In 1377, after years of negotiation with Catherine of Sienna, the seventh pope Gregory XI decided to move the Papacy headquarters back to Rome. The anger at this decision was the origin of a schism - known as the great schism - which was a division in the Catholic church that lead to the presence of a Pope (Gregory XI) and an Antipope (Clement VII). In 1403, the successor of Clement VII, Benoit XIII, was chased from Avignon by the King of France.

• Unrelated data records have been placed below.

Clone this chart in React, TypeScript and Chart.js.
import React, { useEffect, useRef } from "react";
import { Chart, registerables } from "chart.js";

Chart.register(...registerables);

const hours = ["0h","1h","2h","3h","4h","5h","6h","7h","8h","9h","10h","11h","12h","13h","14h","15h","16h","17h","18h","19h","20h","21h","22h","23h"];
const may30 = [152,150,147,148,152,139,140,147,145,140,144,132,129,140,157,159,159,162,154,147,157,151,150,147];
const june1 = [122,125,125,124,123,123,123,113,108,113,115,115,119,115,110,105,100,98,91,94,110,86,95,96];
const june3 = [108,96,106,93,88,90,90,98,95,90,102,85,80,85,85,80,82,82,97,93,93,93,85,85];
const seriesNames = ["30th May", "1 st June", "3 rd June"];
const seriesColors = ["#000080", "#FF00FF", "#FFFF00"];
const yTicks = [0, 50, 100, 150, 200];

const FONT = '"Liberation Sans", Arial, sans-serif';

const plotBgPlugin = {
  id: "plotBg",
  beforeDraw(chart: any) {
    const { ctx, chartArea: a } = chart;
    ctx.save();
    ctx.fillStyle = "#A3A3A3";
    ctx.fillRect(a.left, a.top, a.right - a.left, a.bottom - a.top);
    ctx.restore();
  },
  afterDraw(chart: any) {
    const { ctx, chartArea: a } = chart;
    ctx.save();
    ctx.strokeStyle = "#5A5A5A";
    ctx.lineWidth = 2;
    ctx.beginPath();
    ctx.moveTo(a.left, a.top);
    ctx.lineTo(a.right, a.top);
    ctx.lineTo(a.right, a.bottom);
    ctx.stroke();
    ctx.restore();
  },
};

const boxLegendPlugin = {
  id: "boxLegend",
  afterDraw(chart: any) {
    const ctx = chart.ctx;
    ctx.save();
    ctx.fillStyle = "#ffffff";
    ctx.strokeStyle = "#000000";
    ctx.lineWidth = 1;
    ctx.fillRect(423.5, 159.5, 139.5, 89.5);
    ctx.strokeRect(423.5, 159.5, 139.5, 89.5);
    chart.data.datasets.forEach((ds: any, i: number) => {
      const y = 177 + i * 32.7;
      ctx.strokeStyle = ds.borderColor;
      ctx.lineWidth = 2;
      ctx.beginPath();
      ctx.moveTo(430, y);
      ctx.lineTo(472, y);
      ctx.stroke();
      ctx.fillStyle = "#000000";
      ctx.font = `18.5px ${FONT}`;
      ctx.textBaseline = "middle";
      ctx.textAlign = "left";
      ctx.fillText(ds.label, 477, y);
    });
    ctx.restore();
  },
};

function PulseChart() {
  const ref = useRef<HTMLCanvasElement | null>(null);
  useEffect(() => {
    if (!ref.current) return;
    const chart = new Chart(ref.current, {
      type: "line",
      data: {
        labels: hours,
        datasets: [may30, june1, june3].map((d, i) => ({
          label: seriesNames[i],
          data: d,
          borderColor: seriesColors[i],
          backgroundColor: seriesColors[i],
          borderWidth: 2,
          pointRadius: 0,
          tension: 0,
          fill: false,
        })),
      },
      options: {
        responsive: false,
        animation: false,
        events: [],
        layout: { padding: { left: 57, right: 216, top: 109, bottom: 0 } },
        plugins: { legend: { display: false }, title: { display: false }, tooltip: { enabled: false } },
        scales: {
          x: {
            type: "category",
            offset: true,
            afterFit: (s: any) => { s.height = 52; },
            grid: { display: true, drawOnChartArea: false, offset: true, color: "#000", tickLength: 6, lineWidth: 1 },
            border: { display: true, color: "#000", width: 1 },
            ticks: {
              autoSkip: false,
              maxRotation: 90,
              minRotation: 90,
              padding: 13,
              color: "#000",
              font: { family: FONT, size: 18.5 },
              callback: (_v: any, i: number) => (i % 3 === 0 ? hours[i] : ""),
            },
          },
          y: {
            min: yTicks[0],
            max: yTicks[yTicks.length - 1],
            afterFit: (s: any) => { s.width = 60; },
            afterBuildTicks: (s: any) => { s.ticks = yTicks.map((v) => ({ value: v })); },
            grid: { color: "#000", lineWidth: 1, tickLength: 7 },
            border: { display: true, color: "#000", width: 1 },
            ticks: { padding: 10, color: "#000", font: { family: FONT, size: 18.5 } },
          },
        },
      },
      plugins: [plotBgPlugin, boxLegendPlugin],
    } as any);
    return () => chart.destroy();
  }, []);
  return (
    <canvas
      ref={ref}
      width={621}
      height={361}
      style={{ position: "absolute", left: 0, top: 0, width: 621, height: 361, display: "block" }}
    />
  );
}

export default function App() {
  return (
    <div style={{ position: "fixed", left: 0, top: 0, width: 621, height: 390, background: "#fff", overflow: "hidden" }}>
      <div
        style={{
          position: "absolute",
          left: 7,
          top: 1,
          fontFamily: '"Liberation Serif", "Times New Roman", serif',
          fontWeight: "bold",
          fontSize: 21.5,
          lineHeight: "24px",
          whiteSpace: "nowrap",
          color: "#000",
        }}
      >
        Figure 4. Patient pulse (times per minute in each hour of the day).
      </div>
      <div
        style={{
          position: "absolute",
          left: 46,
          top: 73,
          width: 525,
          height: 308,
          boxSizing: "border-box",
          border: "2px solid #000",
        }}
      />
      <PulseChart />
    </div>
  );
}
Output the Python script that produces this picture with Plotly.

Avignon, however, remained a Papacy territory up until the French revolution. Its rich religious history is still present today as many churches, chapels, icons and of course the Pope’s palace are very well maintained.
Present day :
Avignon is a vibrant city that has preserved its amazing cultural heritage. The city centre intra-muros is home to nearly 100 000 inhabitants and has become -for the most parts - a pedestrian area, with many streets unaccessible to cars. Perfect for wandering through the streets! It is also the birthplace of the Festival d’Avignon, a prestigious festival of contemporary theatre, founded in 1947 by Jean Vilar, a famous French actor and director, and has become one of, if not the, world’s biggest theatre and live performing arts festival. A unique and memorable experience on your walking tour of Provence!
How to get there :
Avignon is very easily accessible with 2 train stations. The high speed train (TGV) takes just 2h40 from Paris , 1h from Lyon and 30mins from Marseille. The city is centrally located in Provence, ideal for heading off on your France walking tour into the heart of the Luberon, with its medieval villages, dry stone walls and huts, Provence lavender fields and cherry orchards. Or towards the Côte du Rhône vineyards and wine making villages at the foot of the Mont Ventoux, the famous mountain considered to be one of the most difficult stages of the Tour de France. You can also head towards Nimes and the Pont du Gard on your Provence cycling holiday, a breathtaking Roman aqueduct and a World heritage site that you can visit.
Avignon enjoys a Mediterranean climate with mild winters and very hot summers, reaching up to 40°C. This is the case for most of Provence! There is also the "mistral", a strong cold wind that travels through the Rhone Valley at a speed of up to 100km/h!